Ride, ride the very thought into the ground,
in the church of lost and found
the angels cry.

Ride, ride until the darkness closes in,
until the ravaged soul begins
to reflect the open skies.“

(David Sylvian)

 

To analyze and imitate music makes fun: music that I like the most, miss the most or that accompanied me for a long span of lifetime as part of a personal, biografical soundtrack. In the present I rarely listen to tracks or albums of David Sylvian exept they attract me as a kind of „re-entry“: recall, repeat, rework. The ghosts of my life then become wild again, so to speak.

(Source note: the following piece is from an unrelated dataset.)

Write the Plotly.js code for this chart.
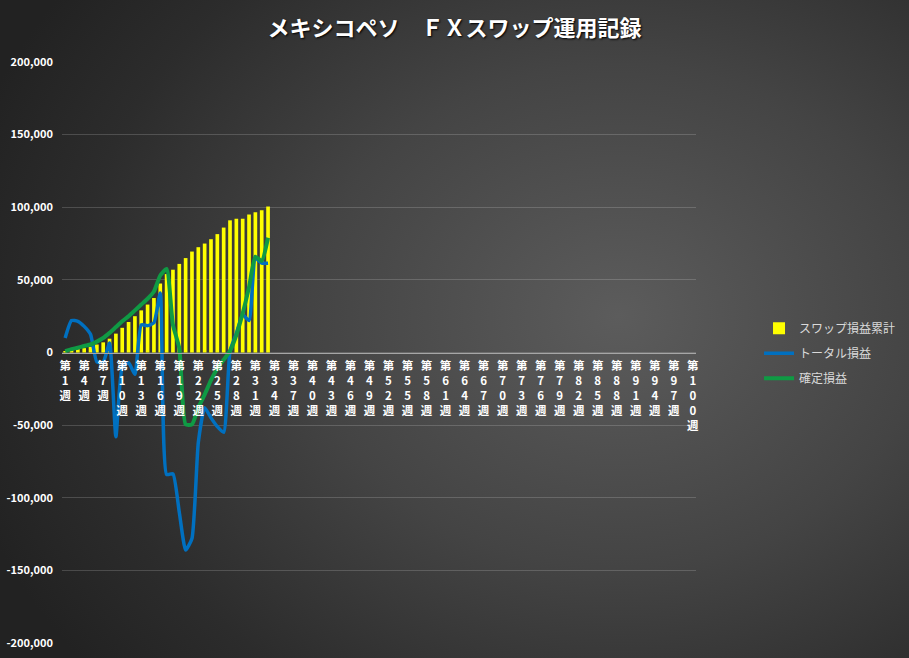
<!DOCTYPE html>
<html>
<head>
<meta charset="utf-8">
<script src="https://cdn.plot.ly/plotly-3.0.1.min.js"></script>
<style>
  body { margin: 0; background: #262626; }
  #chart {
    width: 909px;
    height: 658px;
    background: radial-gradient(ellipse 75% 85% at 68% 48%, #5c5c5c 0%, #444444 45%, #2c2c2c 80%, #222222 100%);
  }
</style>
</head>
<body>
<div id="chart"></div>
<script>
// 週ラベル (第1週〜第100週)
const weeks = Array.from({ length: 100 }, (_, i) => `第${i + 1}週`);
const weekNums = [1, 4, 7, 10, 13, 16, 19, 22, 25, 28, 31, 34, 37, 40, 43, 46, 49,
  52, 55, 58, 61, 64, 67, 70, 73, 76, 79, 82, 85, 88, 91, 94, 97, 100];

// データ (第1週〜第33週)
const swapTotal = [1000, 1800, 2300, 3000, 4000, 5500, 7000, 9500, 13000, 17000,
  21000, 25000, 29000, 33000, 37500, 47500, 54000, 57000, 61000, 65000,
  69500, 72500, 75000, 78000, 81500, 86000, 91000, 92000, 92000, 95000,
  96500, 98000, 100500];
const totalPL = [10000, 22000, 21500, 18000, 12500, -6500, -6500, 6500, -58000, -10000,
  -7000, -15000, 19000, 18500, 20500, 41000, -84000, -83500, -110000, -136000,
  -128000, -62000, -38000, -45000, -51000, -55000, 1000, 13000, 26000, 22000,
  65000, 61500, 61500];
const realizedPL = [1000, 2300, 3300, 4500, 5500, 7500, 10000, 13500, 17500, 21500,
  25000, 29000, 33000, 37000, 42000, 53000, 57500, 19000, 3000, -49500,
  -49500, -38000, -29000, -19000, -11000, -5000, 1000, 12000, 27000, 45000,
  66000, 63000, 79000];

const yTicks = [-200000, -150000, -100000, -50000, 0, 50000, 100000, 150000, 200000];

const dataWeeks = weeks.slice(0, swapTotal.length);
const tickVals = weekNums.map((n) => weeks[n - 1]);
const tickText = weekNums.map((n) => ["第", ...String(n).split(""), "週"].join("<br>"));

const jp = '"Noto Sans CJK JP", "Noto Sans", sans-serif';

Plotly.newPlot(
  "chart",
  [
    {
      name: "スワップ損益累計",
      type: "bar",
      x: dataWeeks,
      y: swapTotal,
      marker: { color: "#ffff00" },
      legendgroup: "a",
      hoverinfo: "skip",
    },
    {
      name: "トータル損益",
      type: "scatter",
      mode: "lines",
      x: dataWeeks,
      y: totalPL,
      line: { color: "#0070c0", width: 3.5, shape: "spline", smoothing: 0.5 },
      legendgroup: "b",
      hoverinfo: "skip",
    },
    {
      name: "確定損益",
      type: "scatter",
      mode: "lines",
      x: dataWeeks,
      y: realizedPL,
      line: { color: "#0f9a44", width: 4, shape: "spline", smoothing: 0.5 },
      legendgroup: "c",
      hoverinfo: "skip",
    },
  ],
  {
    width: 909,
    height: 658,
    margin: { l: 62, r: 213, t: 62, b: 15 },
    paper_bgcolor: "rgba(0,0,0,0)",
    plot_bgcolor: "rgba(0,0,0,0)",
    bargap: 0.42,
    title: {
      text: "メキシコペソ　ＦＸスワップ運用記録",
      x: 0.5,
      xref: "container",
      y: 0.957,
      yref: "container",
      yanchor: "middle",
      font: { family: jp, size: 22, color: "#ffffff", weight: "bold", shadow: "1px 1px 2px #000000" },
    },
    showlegend: true,
    legend: {
      xref: "container",
      yref: "container",
      x: 0.835,
      xanchor: "left",
      y: 0.463,
      yanchor: "middle",
      bgcolor: "rgba(0,0,0,0)",
      traceorder: "grouped",
      tracegroupgap: 6,
      font: { family: jp, size: 12, color: "#d9d9d9" },
    },
    xaxis: {
      type: "category",
      categoryorder: "array",
      categoryarray: weeks,
      range: [-0.5, weeks.length - 0.5],
      anchor: "free",
      position: 0.5,
      showgrid: false,
      zeroline: false,
      showline: true,
      linecolor: "#a6a6a6",
      linewidth: 1,
      ticks: "",
      tickmode: "array",
      tickvals: tickVals,
      ticktext: tickText,
      tickangle: 0,
      ticklabelstandoff: 3,
      tickfont: { family: jp, size: 11.5, color: "#ffffff", weight: "bold" },
      fixedrange: true,
    },
    yaxis: {
      range: [-200000, 200000],
      tickmode: "array",
      tickvals: yTicks,
      ticktext: yTicks.map((v) => v.toLocaleString("en-US")),
      showgrid: true,
      gridcolor: "rgba(255,255,255,0.17)",
      gridwidth: 1,
      zeroline: false,
      showline: false,
      ticks: "",
      ticklabelstandoff: 8,
      tickfont: { family: jp, size: 11, color: "#ffffff", weight: "bold" },
      fixedrange: true,
    },
  },
  { displayModeBar: false, staticPlot: true }
);
</script>
</body>
</html>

Examining „Ride“ now after years of beeing addicted to it manically in times of Everything and Nothing reveals some compositional habits. Putting the Kapo on the second fret (means C Major sounds in D), playing the guitar (not necessarily a red one), starting with the chords F#m, E, C#m, B#m, C# running along the verse works all quite easily. When moving to the chorus something typical in many songs of this special artist happens: a surprising, unusual change into another tonality. This gives us the impression of stepping from one plateau to another, somehow simular to the music of canadian trumpet player Kenny Wheeler. „Silver Moon“ from Gone to Earth might as well fit into this pattern. In „Ride“ it perfectly emphases the uplifting from a depressive mood to some kind of relief. The key change goes from F# minor (verse) to A minor (chorus) which means: three semitone steps up. The chorus follows with Am, G, F, Em, Dm, Em, Dm, C … (Esus4/B). Here comes another typical element of Sylvian´s songs into play: the quality of his voice on one hand disguises and upgrades quite trivial chord progressions (time and again also spiced and saved from pure boredom by the fine drum work of Steve Janssen) and on the other hand connects the different plateaus with tricky and beautiful melodic guidance.